Anglos and immigrants have never spoken more French than they do today, so although it makes nationalists feel better to point at them as the problem, it’s not actually going to solve anything. In the press conference announcing these measures, one journalist tried to ask Jolin-Barrette about the quality of French among francophone Quebecers, the minister paid brief lip service to the idea that people need to be proud of their language and have a better mastery of it, but then quickly pivoted back (in the same sentence) to the idea that immigrants need to speak even more French than they already do.
Personally, I would love for there to be an Épreuve uniforme de français for every adult living in Quebec, not just francophone CEGEP students. I would be amazed if the majority of francophones could pass it, I really would. Such an exercice would put a lot of this stuff into perspective.
As an aside, this year is my 15th anniversary of living in Montreal, and earlier today I saw my first ever English-language sign (Shaun’s Auto Service), I almost walked into a post I was so shocked
Uatu 21:44 on 2021-05-15 Permalink
I wonder if oqlf staff get their friends and family to make complaints to keep them gainfully employed…. 😛
GC 07:34 on 2021-05-16 Permalink
I do wonder, Uatu, how many complaints come from unique sources. I suspect it’s a very small segment of the population that submits most of them.
Kevin 08:46 on 2021-05-16 Permalink
It’s all about mother tongue.
Last 4 paragraphs of this article
https://www.lapresse.ca/actualites/politique/2021-05-13/protection-du-francais/le-plan-promis-par-quebec-suscite-de-grandes-attentes.php
Uatu 09:00 on 2021-05-16 Permalink
The quote about the dix30 ignores the fact that a lot of the clientele is cross border shoppers from the States. I know people that work there who say Americans love to spend a Saturday eating in restaurants and buy buy Buy because of the USD. I also know that the uniligual clerk is also a myth at least among the people I know that work there
Jack 11:12 on 2021-05-16 Permalink
I am more and more convinced that this has nothing to do with language. It has everything to do with ethnicity. The french-origin majority controls every lever of power in Quebec yet because of nationalist narratives that are cemented into the culture, there is an omnipresent sense of defeat, victimization and powerlessness. When in ten years the population of mother tongue franco’s goes from 79% to 78% we are in crisis mode. The political class from all parties exploits this fear and we get the politics we have. Those politics include a real emphasis on collective rights continuously trumping individual rights.
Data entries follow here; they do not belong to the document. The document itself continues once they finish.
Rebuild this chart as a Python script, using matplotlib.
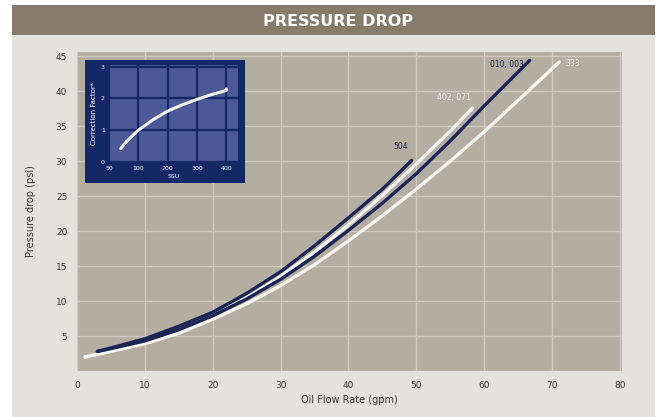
import numpy as np
import matplotlib
matplotlib.use('Agg')
from matplotlib import pyplot as plt
from matplotlib.patches import Rectangle

# main chart data (gpm, psi)
x_504 = [3, 5, 10, 15, 20, 25, 30, 35, 40, 45, 49.3]
y_504 = [2.8, 3.3, 4.6, 6.4, 8.4, 11.1, 14.2, 17.9, 21.9, 26.0, 30.1]

x_402 = [1.2, 5, 10, 15, 20, 25, 30, 35, 40, 45, 50, 55, 58.3]
y_402 = [2.0, 2.9, 4.1, 5.8, 7.9, 10.5, 13.5, 17.0, 20.9, 25.1, 29.6, 34.3, 37.6]

x_010 = [3, 5, 10, 15, 20, 25, 30, 35, 40, 45, 50, 55, 60, 66.7]
y_010 = [2.8, 3.2, 4.3, 5.9, 7.9, 10.3, 13.1, 16.4, 20.1, 24.0, 28.2, 32.9, 37.9, 44.4]

x_333 = [1.2, 5, 10, 15, 20, 25, 30, 35, 40, 45, 50, 55, 60, 65, 71.1]
y_333 = [2.0, 2.8, 3.9, 5.4, 7.4, 9.6, 12.2, 15.2, 18.6, 22.2, 26.0, 30.0, 34.2, 38.7, 44.2]

x_ticks = [0, 10, 20, 30, 40, 50, 60, 70, 80]
y_ticks = [5, 10, 15, 20, 25, 30, 35, 40, 45]

# inset: correction factor vs viscosity
inset_ticks = [50, 100, 200, 300, 400]
inset_ssu = [70, 80, 100, 150, 200, 250, 300, 350, 400, 410]
inset_cf = [0.42, 0.65, 1.0, 1.33, 1.6, 1.8, 1.97, 2.12, 2.25, 2.3]

navy = '#1b2452'
white = '#f6f5f2'
txt = '#3a3633'

fig = plt.figure(figsize=(6.65, 4.17), dpi=100)
fig.patch.set_facecolor('white')

# light panel and banner
fig.patches.append(Rectangle((12/665, 0), 643/665, 1 - 35/417, transform=fig.transFigure,
                             facecolor='#e5e1dd', edgecolor='none', zorder=-2))
fig.patches.append(Rectangle((12/665, 1 - 35/417), 643/665, 30/417, transform=fig.transFigure,
                             facecolor='#877b6b', edgecolor='none', zorder=-2))
fig.text(338/665, 1 - 21/417, 'PRESSURE DROP', color='white', fontsize=11.5, fontweight='bold',
         ha='center', va='center')

ax = fig.add_axes([77/665, 1 - 371/417, 545/665, 319/417], zorder=1)
ax.set_facecolor('#b4ada2')
ax.set_xlim(0, 80.3)
ax.set_ylim(0, 45.6)
ax.set_xticks(x_ticks)
ax.set_yticks(y_ticks)
ax.grid(True, color='#cfc9bf', linewidth=1)
ax.set_axisbelow(True)
for s in ax.spines.values():
    s.set_visible(False)
ax.tick_params(length=0, labelsize=6.5, labelcolor=txt, pad=7)
ax.set_xlabel('Oil Flow Rate (gpm)', fontsize=7, color=txt, labelpad=4)
ax.set_ylabel('Pressure drop (psi)', fontsize=7, color=txt, labelpad=14)

ax.plot(x_333, y_333, color=white, lw=2.4, solid_capstyle='round')
ax.plot(x_402, y_402, color=white, lw=2.4, solid_capstyle='round')
ax.plot(x_010, y_010, color=navy, lw=2.4, solid_capstyle='round')
ax.plot(x_504, y_504, color=navy, lw=2.4, solid_capstyle='round')

ax.text(x_504[-1] - 2.7, y_504[-1] + 1.4, '504', fontsize=5.5, color=navy, ha='left', va='bottom')
ax.text(x_402[-1] - 5.2, y_402[-1] + 0.8, '402, 071', fontsize=5.5, color=white, ha='left', va='bottom')
ax.text(x_010[-1] - 0.8, y_010[-1] - 0.6, '010, 003', fontsize=5.5, color=navy, ha='right', va='center')
ax.text(x_333[-1] + 0.8, y_333[-1] - 0.2, '333', fontsize=5.5, color=white, ha='left', va='center')

# inset box
fig.patches.append(Rectangle((85/665, 1 - 183/417), 160/665, 123/417, transform=fig.transFigure,
                             facecolor='#142766', edgecolor='none', zorder=2))
axi = fig.add_axes([109/665, 1 - 162/417, 129/665, 97/417], zorder=3)
axi.set_facecolor('#4c5898')
pos = np.arange(len(inset_ticks))
axi.plot(np.interp(inset_ssu, inset_ticks, pos), inset_cf, color=white, lw=2.2, solid_capstyle='round')
axi.set_xlim(0, 4.4)
axi.set_ylim(0, 3.05)
axi.set_xticks(pos)
axi.set_xticklabels([str(t) for t in inset_ticks])
axi.set_yticks([0, 1, 2, 3])
axi.grid(True, color='#142766', linewidth=1.6)
axi.set_axisbelow(True)
for s in axi.spines.values():
    s.set_visible(False)
axi.tick_params(length=0, labelsize=4.5, labelcolor='white', pad=3)
axi.set_xlabel('SSU', fontsize=4.5, color='white', labelpad=2)
axi.set_ylabel('Correction Factor*', fontsize=5, color='white', labelpad=3)

fig.savefig('out.png', dpi=100)
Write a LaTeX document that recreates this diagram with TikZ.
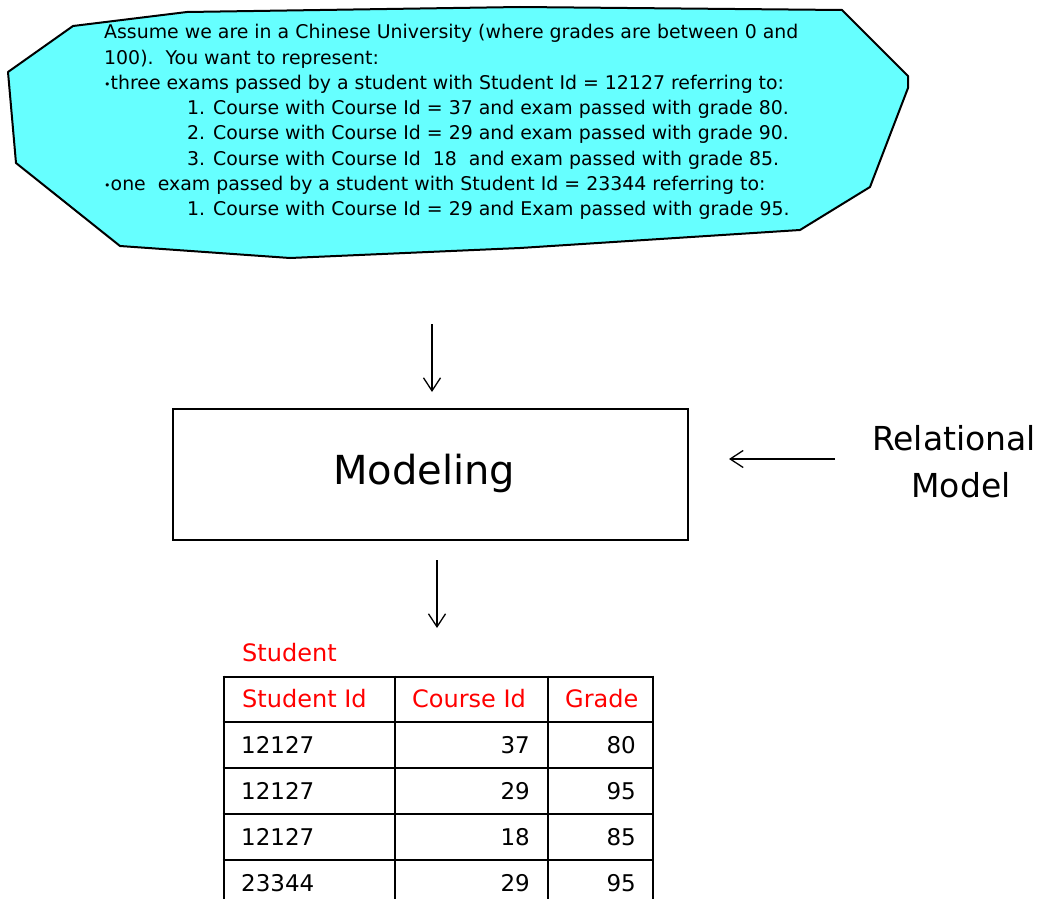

mare 19:12 on 2021-05-16 Permalink
« a […] diminué entre 2011 (80 %) et 2016 (79 %) », tout comme le « poids des personnes déclarant avoir le français comme seule langue maternelle », de 78 % en 2011 à 77 % en 2016. »
The statistical margin of error of a poll is 2% (with a large sample size) or more. On top of that, the number of people answering the expected, “correct” answer is probably also high on such a hot topic, which probably has some leading questions beforehand.
david449 21:59 on 2021-05-16 Permalink
Stone Cold Chris (SCC) is a fair dealer in this – he’s the government’s point man for Montreal/anglophones, but he’s also not dumb. I imagine that without him at the table, this legislation is dumber and worse.